The committee also recommended using more debt financing to fund its capital plans.

WHO WILL PAY
But ultimately the committee had to figure out how— or more accurately who—would pay to get the waterworks utility out of the hole.

Hull explained that the committee had briefly discussed the potential of rural residents helping to pay urban water bills by way of a waterworks levy on the general tax bill, but quickly concluded that this was a non-starter.

“In my opinion, I did not think this was politically viable,” said Hull, adding that left only the existing waterworks users to shoulder the weight of fixing the utility’s finances. “At the end of the day we have a solution which financially is extremely painful, but which is sustainable and offers the best promise of encouraging development.”

Other council members were largely appreciative to Hull and Councillor Janice Maynard for their efforts on the waterworks committee.

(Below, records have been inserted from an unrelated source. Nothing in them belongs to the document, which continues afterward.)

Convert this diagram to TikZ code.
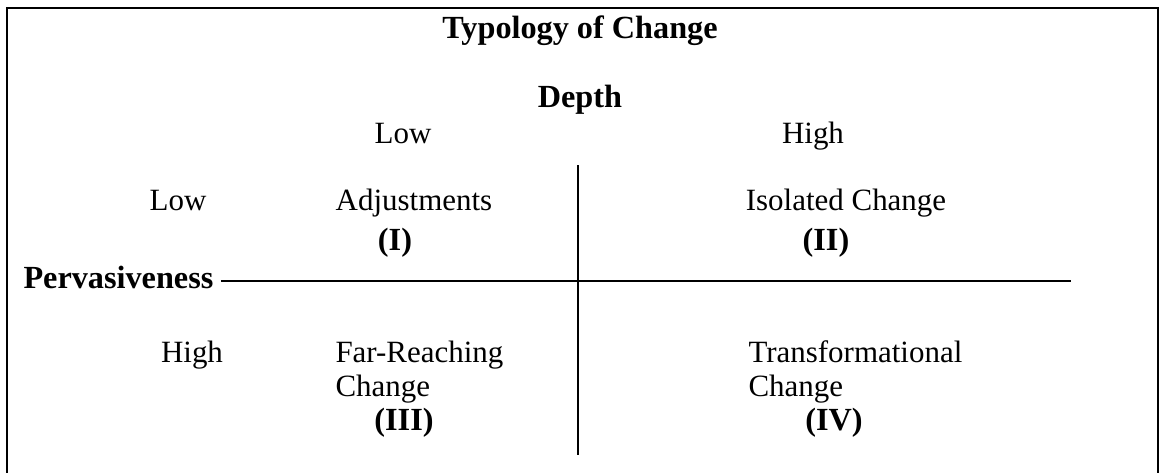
\documentclass[tikz,border=0pt]{standalone}
\usepackage{fontspec}
\setmainfont{Liberation Serif}
\usepackage{tikz}
\usetikzlibrary{
    positioning,
    calc
}

\begin{document}
\begin{tikzpicture}[
    x=0.3876pt, y=-0.3876pt,
    every node/.style={font=\fontsize{12}{13.8}\selectfont, inner sep=0pt, anchor=base},
    heading/.style={font=\fontsize{12.5}{14}\selectfont\bfseries},
    level/.style={anchor=base},
    quadrant/.style={anchor=base west},
    numeral/.style={font=\fontsize{12.5}{14}\selectfont\bfseries, anchor=base},
    axis/.style={line width=1.1pt},
    frame/.style={line width=0.8pt}
]

\useasboundingbox (0,0) rectangle (1164,472);
\draw[frame] (7,8) rectangle (1158,490);

\node[heading] (title) at (580,38) {Typology of Change};
\node[heading] (depth) at (580,107) {Depth};

% depth levels across the top
\node[level] (dlow) at (403,143) {Low};
\node[level] (dhigh) at (813,143) {High};

% pervasiveness levels down the side
\node[level] (plow) at (178,210) {Low};
\node[level] (phigh) at (192,362) {High};

% the four quadrants
\node[level] (adjust) at (414,210) {Adjustments};
\node[numeral] (q1) at (395,250) {(I)};
\node[level] (isolated) at (846,210) {Isolated Change};
\node[numeral] (q2) at (826,250) {(II)};

\node[quadrant] (farreach) at (335,362) {Far-Reaching};
\node[quadrant] (farchange) at (335,396) {Change};
\node[numeral] (q3) at (404,430) {(III)};
\node[quadrant] (transform) at (748,362) {Transformational};
\node[quadrant] (transchange) at (748,396) {Change};
\node[numeral] (q4) at (834,430) {(IV)};

% axes
\node[heading, anchor=base west] (perv) at (23,288) {Pervasiveness};
\coordinate (hend) at (1071,281);
\coordinate (vtop) at (578,165);
\coordinate (vbot) at (578,455);
\draw[axis] ($(perv.east |- hend)+(7,0)$) -- (hend);
\draw[axis] (vtop) -- (vbot);

\end{tikzpicture}
\end{document}
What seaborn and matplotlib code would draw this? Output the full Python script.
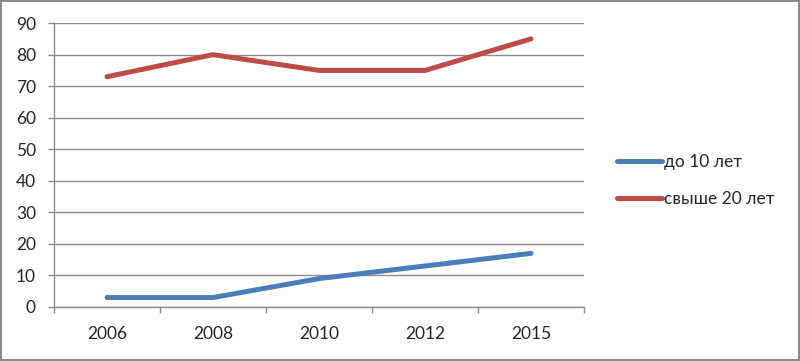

That feeling may have coloured their responses to a tough set of recommendations.

“I want to commend those who participated on this committee,” said Councillor Kevin Gale. He was encouraged by the recommendation that recognized the need for more users and more residential development. “A great start.”

Picton Councillor Lenny Epstein wanted to know why the waterworks utility wasn’t relying on more debt to fund its capital plans. He noted that at the peak of its big spending plans, waterworks debt remained well within limits set by the province.

Chief Administrative Officer James Hepburn agreed that debt levels remained modest throughout the plan, but felt that offloading current costs onto debt would have a minimal impact on rates.

Hepburn acknowledged, too, that this plan was not without some risk—that assumptions of water use, revenue, grants from senior levels of government as well as operating costs may not be realized as predicted. To ensure the plan stays on track, his team will conduct an annual reconciliation of assumptions with actual performance.

He vowed not to let any new problems fester and become big ones.

Councillor Maynard assured her council colleagues the committee’s work wasn’t yet complete and that the plan wasn’t static.

“Our work is not over,” said Maynard.